Interestingly, even with all the curve matching, the current prediction for the end of year figure, using what I hope are reasonable predictions for the peaks in the remaining tropical ecozones Asia (70) and Australasia (80), comes out to almost exactly the same as the linear trend line shows: about 6,500. But then, so far I have only accounted for the two observable inverse-power-law patterns, and not the hypothetical global one. If that is a factor, then 70 and 80 are probably over-estimates, and we’re probably looking at an end of year figure nearer 6,100.

There is a further line of reasoning to support that, which is: Noah, or someone at Audubon has almost certainly done this exercise already, and they chose to aim for 5000 species, not 6000. That suggests to me that 6000 was not considered a foregone conclusion, and so perhaps they are expecting it to be low 6,000s rather than up in the 6,500s. Who knows.

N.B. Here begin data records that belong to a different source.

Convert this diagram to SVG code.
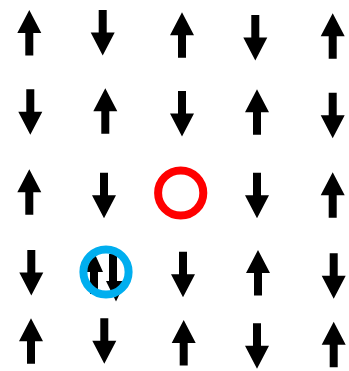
<svg xmlns="http://www.w3.org/2000/svg" xmlns:xlink="http://www.w3.org/1999/xlink" width="349" height="371" viewBox="0 0 349 371">
<defs>
<style>
.a{fill:#000}
.ring{fill:none;stroke-width:8}
</style>
<polygon id="up" class="a" points="0,0 12,23 4,23 4,45.5 -4,45.5 -4,23 -12,23"/>
<polygon id="dn" class="a" points="0,45.5 12,22.5 4,22.5 4,0 -4,0 -4,22.5 -12,22.5"/>
</defs>
<rect width="349" height="371" fill="#fff"/>
<g id="row1">
<g id="s11"><use href="#up" x="29.3" y="10"/></g>
<g id="s12"><use href="#dn" x="102.7" y="10"/></g>
<g id="s13"><use href="#up" x="182" y="12.3"/></g>
<g id="s14"><use href="#dn" x="255.3" y="15"/></g>
<g id="s15"><use href="#up" x="332.7" y="13.3"/></g>
</g>
<g id="row2">
<g id="s21"><use href="#dn" x="30.3" y="89.3"/></g>
<g id="s22"><use href="#up" x="105.3" y="88.3"/></g>
<g id="s23"><use href="#dn" x="182" y="91"/></g>
<g id="s24"><use href="#up" x="257" y="89.3"/></g>
<g id="s25"><use href="#dn" x="332.7" y="92.7"/></g>
</g>
<g id="row3">
<g id="s31"><use href="#up" x="29.3" y="169.3"/></g>
<g id="s32"><use href="#dn" x="104" y="172.7"/></g>
<g id="hole"><circle class="ring" cx="180.7" cy="193" r="22.6" stroke="#ff0000"/></g>
<g id="s34"><use href="#dn" x="257" y="172.7"/></g>
<g id="s35"><use href="#up" x="332.7" y="172.3"/></g>
</g>
<g id="row4">
<g id="s41"><use href="#dn" x="31.3" y="250"/></g>
<g id="doublon">
<polygon class="a" points="94,252 103,272 98,272 98,294 90,294 90,272 85,272"/>
<polygon class="a" points="116,301.5 126,281 117,281 117,254 109,254 109,281 106,281"/>
<circle class="ring" cx="106" cy="272" r="22.6" stroke="#00AEEF"/>
</g>
<g id="s43"><use href="#dn" x="183" y="251.7"/></g>
<g id="s44"><use href="#up" x="258" y="250"/></g>
<g id="s45"><use href="#dn" x="333.7" y="253.3"/></g>
</g>
<g id="row5">
<g id="s51"><use href="#up" x="31" y="318.3"/></g>
<g id="s52"><use href="#dn" x="104.3" y="318.3"/></g>
<g id="s53"><use href="#up" x="183.7" y="320"/></g>
<g id="s54"><use href="#dn" x="257" y="323.3"/></g>
<g id="s55"><use href="#up" x="333.7" y="321.7"/></g>
</g>
<g id="connectors"/>
</svg>
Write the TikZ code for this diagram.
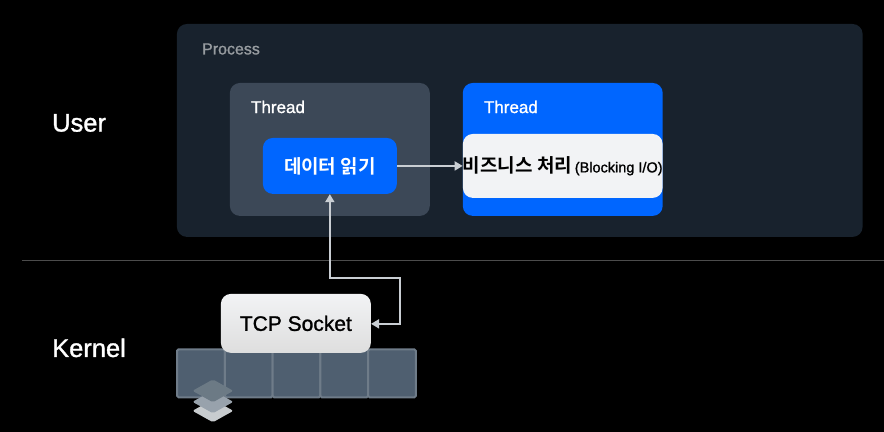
\documentclass[tikz,border=0pt]{standalone}
\usepackage{fontspec}
\setmainfont{Liberation Sans}[BoldFont=Liberation Sans,BoldFeatures={FakeBold=1.2}]
\newfontfamily\krfont{Noto Sans CJK KR}[BoldFont={* Bold}]
\usetikzlibrary{arrows.meta,positioning,shapes.geometric}
\definecolor{panelgray}{HTML}{18222D}
\definecolor{threadgray}{HTML}{3C4857}
\definecolor{mainblue}{HTML}{0066FF}
\definecolor{paperwhite}{HTML}{F2F3F5}
\definecolor{linegray}{HTML}{C9CED3}
\definecolor{cellblue}{HTML}{4F5F70}
\definecolor{celledge}{HTML}{6F7C89}
\definecolor{layertop}{HTML}{6C7A85}
\definecolor{layermid}{HTML}{98A2AC}
\definecolor{layerlow}{HTML}{C8CCCF}
\begin{document}
\begin{tikzpicture}[%
    x=1pt, y=-1pt,
    >={Triangle[length=8pt,width=9pt]},
    box/.style={rectangle, rounded corners=10pt, inner sep=0pt},
    thread/.style={box, minimum width=200pt, minimum height=133pt},
    zone/.style={text=white, inner sep=0pt, font=\bfseries\fontsize{25.5}{25.5}\selectfont, anchor=west},
    title/.style={text=white, inner sep=0pt, font=\bfseries\fontsize{17}{17}\selectfont, anchor=west},
    link/.style={draw=linegray, line width=1.8pt},
    cell/.style={rectangle, draw=celledge, fill=cellblue, line width=2pt, rounded corners=1.5pt, inner sep=0pt,
      minimum width=47.8pt, minimum height=48pt},
    layer/.style={diamond, inner sep=0pt, rounded corners=2pt, minimum width=41pt, minimum height=23pt}
  ]
    \path[fill=black] (0,0) rectangle (884,432);

    \node[zone] (user) at (52,123) {User};
    \node[zone] (kernel) at (52,348) {Kernel};
    \coordinate (sepleft) at (22,261);
    \coordinate (sepright) at (884,261);
    \draw[color=white!30!black, line width=.8pt] (sepleft) -- (sepright);

    \node[box, fill=panelgray, minimum width=686pt, minimum height=213pt] (process) at (520,130.5) {};
    \node[anchor=west, inner sep=0pt, text=white!55!panelgray, font=\bfseries\fontsize{16}{16}\selectfont] (processlabel) at (202,49) {Process};

    \node[thread, fill=threadgray] (threadA) at (330,149.5) {};
    \node[thread, fill=mainblue] (threadB) at (563,149.5) {};
    \node[title] (labelA) at (251,107) {Thread};
    \node[title] (labelB) at (484,107) {Thread};

    \node[box, fill=mainblue, minimum width=134pt, minimum height=56pt, text=white,
      font=\krfont\bfseries\fontsize{19}{19}\selectfont] (read) at (330,166) {데이터 읽기};
    \node[box, fill=paperwhite, minimum width=154pt, minimum height=64pt, text=black, align=center] (work) at (563,166)
      {{\krfont\bfseries\fontsize{19}{22}\selectfont 비즈니스 처리\par}
       {\bfseries\fontsize{14.5}{18}\selectfont (Blocking I/O)\par}};

    % queue under the socket
    \foreach \i in {0,...,4}
      \node[cell] (cell\i) at (201+47.8*\i,373.5) {};

    \node[box, top color=paperwhite, bottom color=white!87!black, minimum width=150pt, minimum height=59pt,
      text=black, font=\bfseries\fontsize{21}{21}\selectfont] (socket) at (296,323.5) {TCP Socket};

    \node[layer, fill=layerlow] (layerC) at (213,411) {};
    \node[layer, fill=layermid] (layerB) at (213,402) {};
    \node[layer, fill=layertop] (layerA) at (213,391) {};

    \coordinate (bendA) at (330,278);
    \coordinate (bendB) at (400,278);
    \coordinate (bendC) at (400,324);
    \draw[link, <->] (read.south) -- (bendA) -- (bendB) -- (bendC) -- (socket.east |- bendC);
    \draw[link, ->] (read) -- (work);
  \end{tikzpicture}
\end{document}
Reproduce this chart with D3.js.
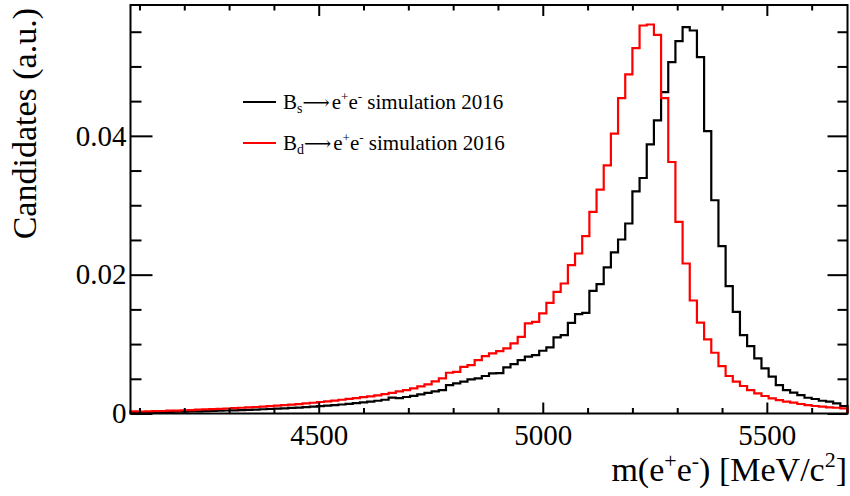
<!DOCTYPE html>
<html><head><meta charset="utf-8">
<script src="https://cdn.jsdelivr.net/npm/d3@7"></script>
<style>html,body{margin:0;padding:0;background:#fff;}svg{display:block;}</style>
</head><body>
<svg id="c" width="850" height="496"></svg>
<script>
// Binning: 100 bins from 4080 to 5680 MeV/c^2
const binLow = 4080, binHigh = 5680, nBins = 100;
const xMajorTicks = [4500, 5000, 5500];
const xMinorTicks = d3.range(4100, 5700, 100);
const yMajorTicks = [0, 0.02, 0.04];
const yMinorTicks = [0.005,0.01,0.015,0.025,0.03,0.035,0.045,0.05,0.055];
const yTickLabels = ["0", "0.02", "0.04"];
const seriesNames = ["Bs", "Bd"];

// B_s -> e+e- simulation 2016 (black)
const bsValues = [
0.00015,0.00016,0.00018,0.00019,0.00021,0.00023,0.00025,0.00027,0.00030,0.00032,
0.00035,0.00037,0.00040,0.00043,0.00046,0.00050,0.00053,0.00057,0.00061,0.00065,
0.00070,0.00075,0.00080,0.00086,0.00092,0.00099,0.00106,0.00113,0.00121,0.00130,
0.00140,0.00150,0.00160,0.00172,0.00184,0.00198,0.00230,0.00222,0.00238,0.00255,
0.00275,0.00298,0.00318,0.00338,0.00410,0.00434,0.00458,0.00492,0.00506,0.00540,
0.00578,0.00582,0.00665,0.00712,0.00770,0.00818,0.00842,0.00904,0.00953,0.01096,
0.01130,0.01307,0.01432,0.01450,0.01767,0.01863,0.02104,0.02320,0.02507,0.02737,
0.03201,0.03393,0.03878,0.04223,0.04631,0.05062,0.05364,0.05566,0.05518,0.05134,
0.04067,0.03072,0.02410,0.01835,0.01465,0.01130,0.00971,0.00794,0.00650,0.00530,
0.00410,0.00338,0.00300,0.00266,0.00227,0.00209,0.00184,0.00170,0.00147,0.00108];

// B_d -> e+e- simulation 2016 (red)
const bdValues = [
0.00030,0.00028,0.00031,0.00033,0.00036,0.00040,0.00042,0.00047,0.00050,0.00055,
0.00058,0.00063,0.00068,0.00072,0.00078,0.00083,0.00088,0.00094,0.00100,0.00106,
0.00113,0.00120,0.00128,0.00136,0.00145,0.00155,0.00166,0.00175,0.00186,0.00198,
0.00210,0.00222,0.00235,0.00248,0.00262,0.00278,0.00296,0.00318,0.00338,0.00362,
0.00390,0.00420,0.00462,0.00506,0.00587,0.00601,0.00673,0.00698,0.00770,0.00827,
0.00866,0.00900,0.00938,0.01010,0.01105,0.01298,0.01321,0.01442,0.01594,0.01753,
0.01873,0.02137,0.02305,0.02554,0.02904,0.03226,0.03576,0.04032,0.04544,0.04885,
0.05263,0.05590,0.05604,0.05456,0.04544,0.03623,0.02760,0.02161,0.01628,0.01310,
0.01068,0.00875,0.00683,0.00540,0.00458,0.00396,0.00338,0.00290,0.00252,0.00219,
0.00194,0.00170,0.00156,0.00137,0.00122,0.00108,0.00098,0.00089,0.00083,0.00075];

const FONT = "'Liberation Serif','Times New Roman',Times,serif";
const svg = d3.select("#c");
const L = 130.5, R = 847.5, T = 5, B = 413.5;
const x = d3.scaleLinear().domain([binLow, binHigh]).range([L, R]);
const y = d3.scaleLinear().domain([0, 0.05885]).range([B, T]);
const binW = (binHigh - binLow) / nBins;

function stepPoints(vals) {
  const pts = [[binLow, 0]];
  vals.forEach((v, i) => {
    pts.push([binLow + i * binW, v]);
    pts.push([binLow + (i + 1) * binW, v]);
  });
  pts.push([binHigh, 0]);
  return pts;
}
const line = d3.line().x(d => x(d[0])).y(d => y(d[1]));

svg.append("path").attr("d", line(stepPoints(bsValues)))
  .attr("fill", "none").attr("stroke", "#000").attr("stroke-width", 2.2);
svg.append("path").attr("d", line(stepPoints(bdValues)))
  .attr("fill", "none").attr("stroke", "#ff0000").attr("stroke-width", 2.2);

// Axes (ticks inward)
function styleAxis(g) {
  g.select(".domain").remove();
  g.selectAll(".tick line").attr("stroke", "#000").attr("stroke-width", 2);
  g.selectAll("text").attr("font-family", FONT).attr("font-size", 29).attr("fill", "#000");
}
svg.append("g").attr("transform", `translate(0,${B})`)
  .call(d3.axisBottom(x).tickValues(xMajorTicks).tickSize(-11).tickPadding(11).tickFormat(d3.format("d")))
  .call(styleAxis);
svg.append("g").attr("transform", `translate(0,${B})`)
  .call(d3.axisBottom(x).tickValues(xMinorTicks.filter(v => !xMajorTicks.includes(v))).tickSize(-5.5).tickFormat(""))
  .call(styleAxis);
svg.append("g").attr("transform", `translate(0,${T})`)
  .call(d3.axisTop(x).tickValues(xMajorTicks).tickSize(-11).tickFormat(""))
  .call(styleAxis);
svg.append("g").attr("transform", `translate(0,${T})`)
  .call(d3.axisTop(x).tickValues(xMinorTicks.filter(v => !xMajorTicks.includes(v))).tickSize(-5.5).tickFormat(""))
  .call(styleAxis);

svg.append("g").attr("transform", `translate(${L},0)`)
  .call(d3.axisLeft(y).tickValues(yMajorTicks).tickSize(-22).tickPadding(4)
    .tickFormat((d, i) => yTickLabels[i]))
  .call(styleAxis);
svg.append("g").attr("transform", `translate(${L},0)`)
  .call(d3.axisLeft(y).tickValues(yMinorTicks).tickSize(-11).tickFormat(""))
  .call(styleAxis);
svg.append("g").attr("transform", `translate(${R},0)`)
  .call(d3.axisRight(y).tickValues(yMajorTicks).tickSize(-20).tickFormat(""))
  .call(styleAxis);
svg.append("g").attr("transform", `translate(${R},0)`)
  .call(d3.axisRight(y).tickValues(yMinorTicks).tickSize(-10).tickFormat(""))
  .call(styleAxis);

// Frame
svg.append("rect").attr("x", L).attr("y", T).attr("width", R - L).attr("height", B - T)
  .attr("fill", "none").attr("stroke", "#000").attr("stroke-width", 2);

// Axis titles
const xt = svg.append("text").attr("x", 847).attr("y", 481).attr("text-anchor", "end")
  .attr("font-family", FONT).attr("font-size", 34).attr("fill", "#000");
xt.append("tspan").text("m(e");
xt.append("tspan").attr("font-size", 22).attr("dy", -13).text("+");
xt.append("tspan").attr("dy", 13).text("e");
xt.append("tspan").attr("font-size", 22).attr("dy", -13).text("-");
xt.append("tspan").attr("dy", 13).text(") [MeV/c");
xt.append("tspan").attr("font-size", 22).attr("dy", -14).text("2");
xt.append("tspan").attr("dy", 14).text("]");

svg.append("text").attr("transform", "translate(36,8) rotate(-90)").attr("text-anchor", "end")
  .attr("font-family", FONT).attr("font-size", 34).attr("fill", "#000").text("Candidates (a.u.)");

// Legend
const legend = [
  {name: seriesNames[0], sub: "s", color: "#000", yy: 102},
  {name: seriesNames[1], sub: "d", color: "#ff0000", yy: 143}
];
legend.forEach(e => {
  svg.append("line").attr("x1", 243).attr("x2", 276).attr("y1", e.yy).attr("y2", e.yy)
    .attr("stroke", e.color).attr("stroke-width", 2.2);
  const t = svg.append("text").attr("x", 283).attr("y", e.yy + 7)
    .attr("font-family", FONT).attr("font-size", 21).attr("fill", "#000");
  t.append("tspan").text("B");
  t.append("tspan").attr("font-size", 14).attr("dy", 4).text(e.sub);
  t.append("tspan").attr("dy", -4).attr("font-family", "'DejaVu Serif','DejaVu Sans'").attr("font-size", 19).text("\u27F6");
  t.append("tspan").attr("dx", 2).text("e");
  t.append("tspan").attr("font-size", 13).attr("dy", -8).text("+");
  t.append("tspan").attr("dy", 8).text("e");
  t.append("tspan").attr("font-size", 13).attr("dy", -8).text("-");
  t.append("tspan").attr("dy", 8).text(" simulation 2016");
});
</script>
</body></html>
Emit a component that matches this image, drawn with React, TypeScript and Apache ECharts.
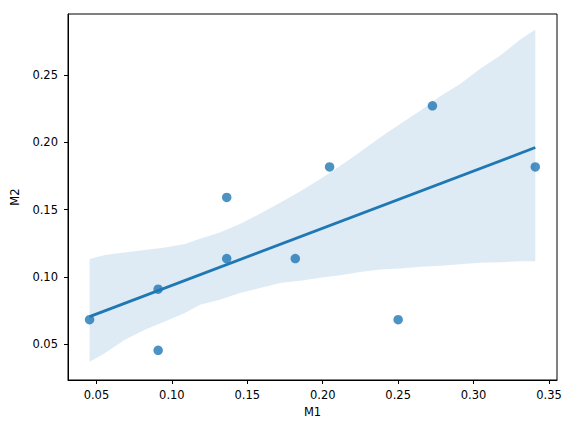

It occurs to me though, that Noah may have one more trick up his sleeve, at the end of the year. He’s travelling, Phineas Fogg style, eastwards around the globe. Were it me, come the end of December, with New Zealand finally birded out, I would be awfully tempted to cash in the hours banked crossing time zones: catch a Dec 30th flight to Hawaii, and win a bonus day to chase down 48 Hawaiian endemics and the last few Pacific pelagics. Which would quite nicely tick off the eighth ecozone, and thus the world.